With the digital explosion, most modern consumers have started using the internet to research Mutual Fund Distributors and evaluate, the person they want to trust with their money. Investing someone’s hard-earned money is a big challenge for MFDs, they have to ensure that their customer must grow their wealth over a period of time. This blog will discuss why an Indian MFD requires good mutual fund software to improve its AUM growth and increase its investors’ wealth.
- Mindset of Indian MFDs
Indian MFDs despite all the required knowledge lays one step behind because they are not able to adopt technology into their business. Some MFDs fear incorporating technology into their business and rely on manual operations. Others found tech investment to be a waste of money. In this digital age, they must automate their business with high-quality mutual fund software in India. MFDs need to understand the importance of technology as an unsystematic risk, where investors cannot be rewarded for not diversifying their portfolios, you will have to bear the loss, and similarly, MFDs will have to bear the loss of not getting tech-upgrade.
- Competition from peer mutual fund distributors
As per the latest SEBI reports (28 February 2019), there is a total of 1.24 lakh MFDs in India. Later AMFI published the statistics on December 2021 and reported 1.18 lakh individual MFDs. Considering a population size of 1.35 billion, there is roughly one MFD for every 11,400 people in India. However, the investing crowd in India is way smaller, which increases the challenge of rising competition.
Again technology can rescue. MFDs are required to invest a considerable chunk of their earnings into technology. Technology helps them in becoming more digitally presentable, especially in front of Gen-Z.
- Competition from online distributors like Zerodha, ET Money, and large distributors like banks
As per a survey conducted by Cafemutual, a large number of MFDs in India believe that competition from online distributors like Paytm, Zerodha, and ET Money, and large distributors like banks and NDs is their biggest challenge that is hurdling their business growth.
To overcome this challenge, MFDs also need to tighten their relationship with technology and upgrade themselves with the ongoing process of digitalization. It is important to understand that these big online platforms also have their drawbacks, e.g. there is no personal touch, an investor is generally handled by a chatbot or call recordings initially. Moreover, an investor might broadly receive a tech-related solution, but no financial solution or advisory. An MFD is the single most entity that can fill this gap through efficient usage of technology.
- Competition from direct investors
Despite the strong awareness campaigns by AMFI “Mutual funds Sahi hai”, which advocates mutual funds as the ‘right choice’ for retail investors. There is an acute rise in direct retail investments.
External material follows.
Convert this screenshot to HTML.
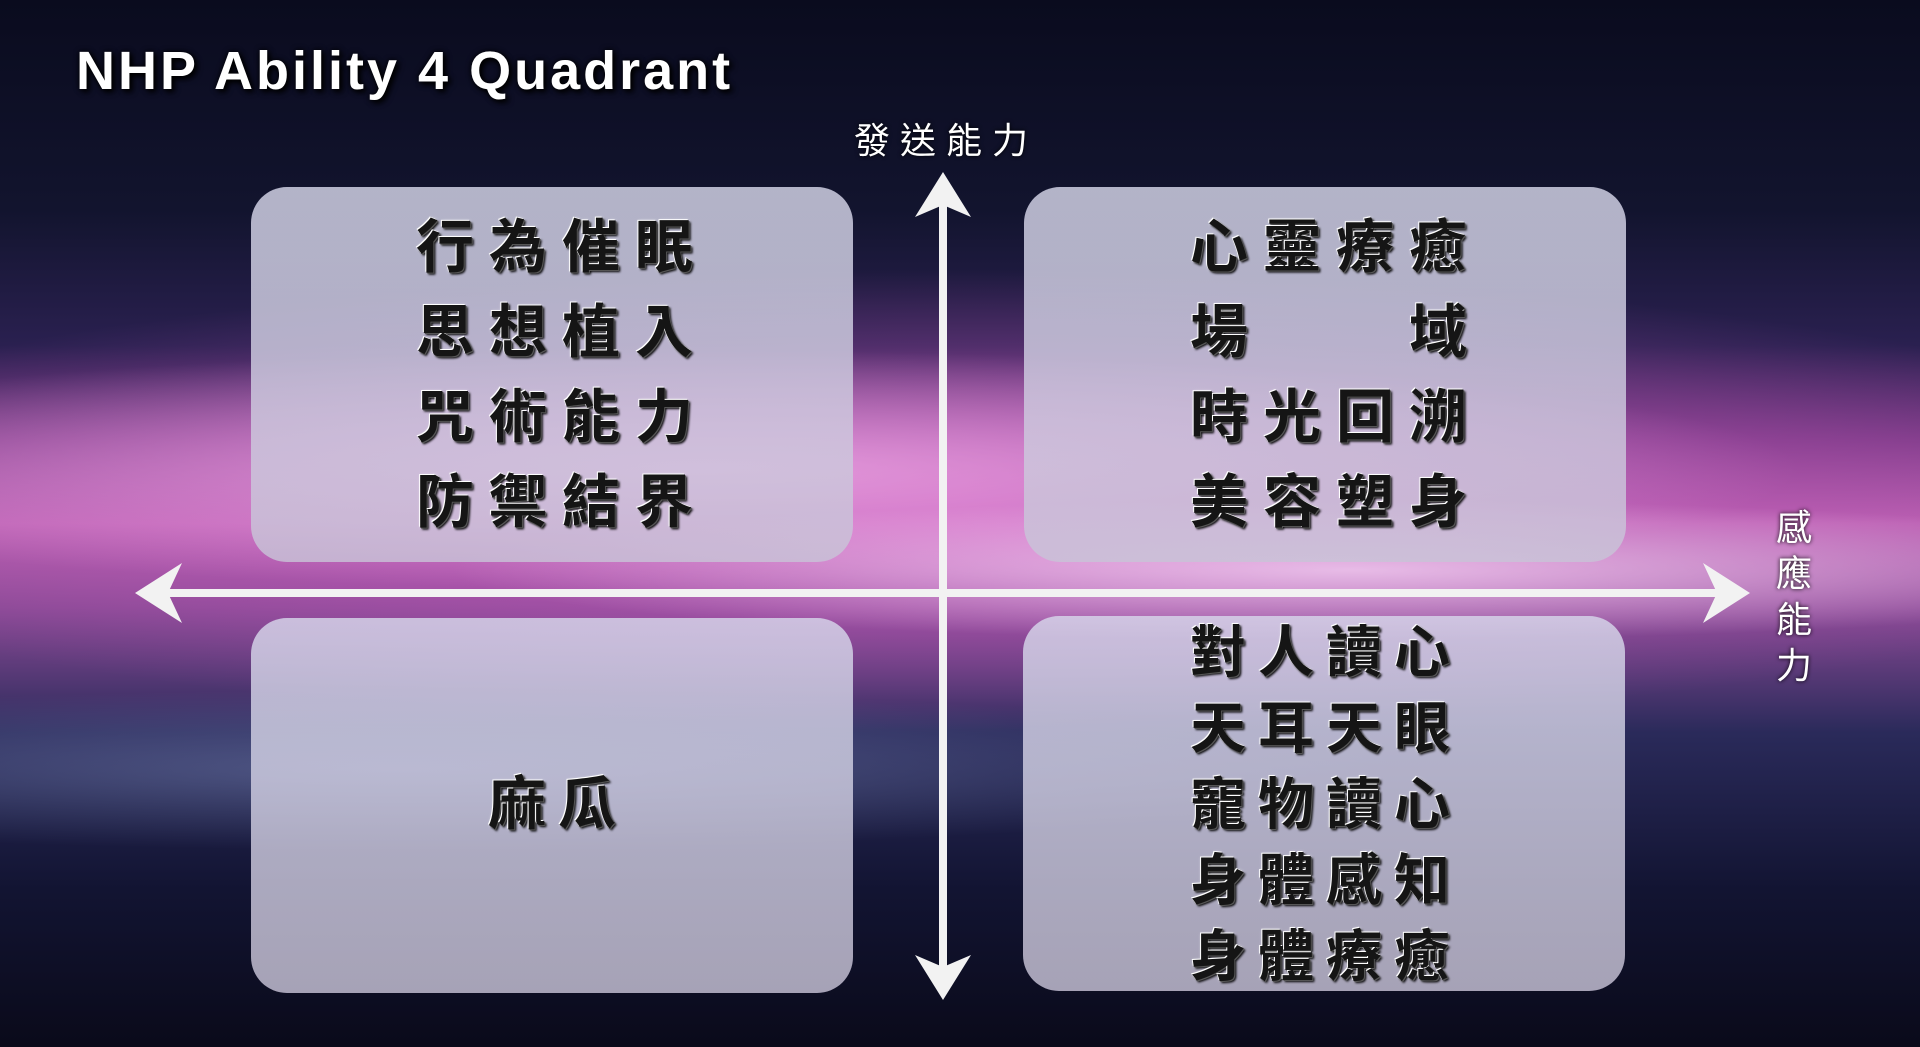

Investors are not ready to understand the inherent benefits of investing in mutual funds in the form of liquidity and diversification, coupled with the potential to generate high equity-driven returns. It is evident that mutual funds are more optimal investment options than other traditional options including bank deposits, gold, pension schemes, etc.
The challenge for an MFD is to switch this audience from undisciplined and risky direct investments to systematic investment plans. For that, an MFD can link the goals and future targets of investors with their periodical investments and keep their clients engaged by continuously revising their portfolios, which a good MF software can help by automating the overall process.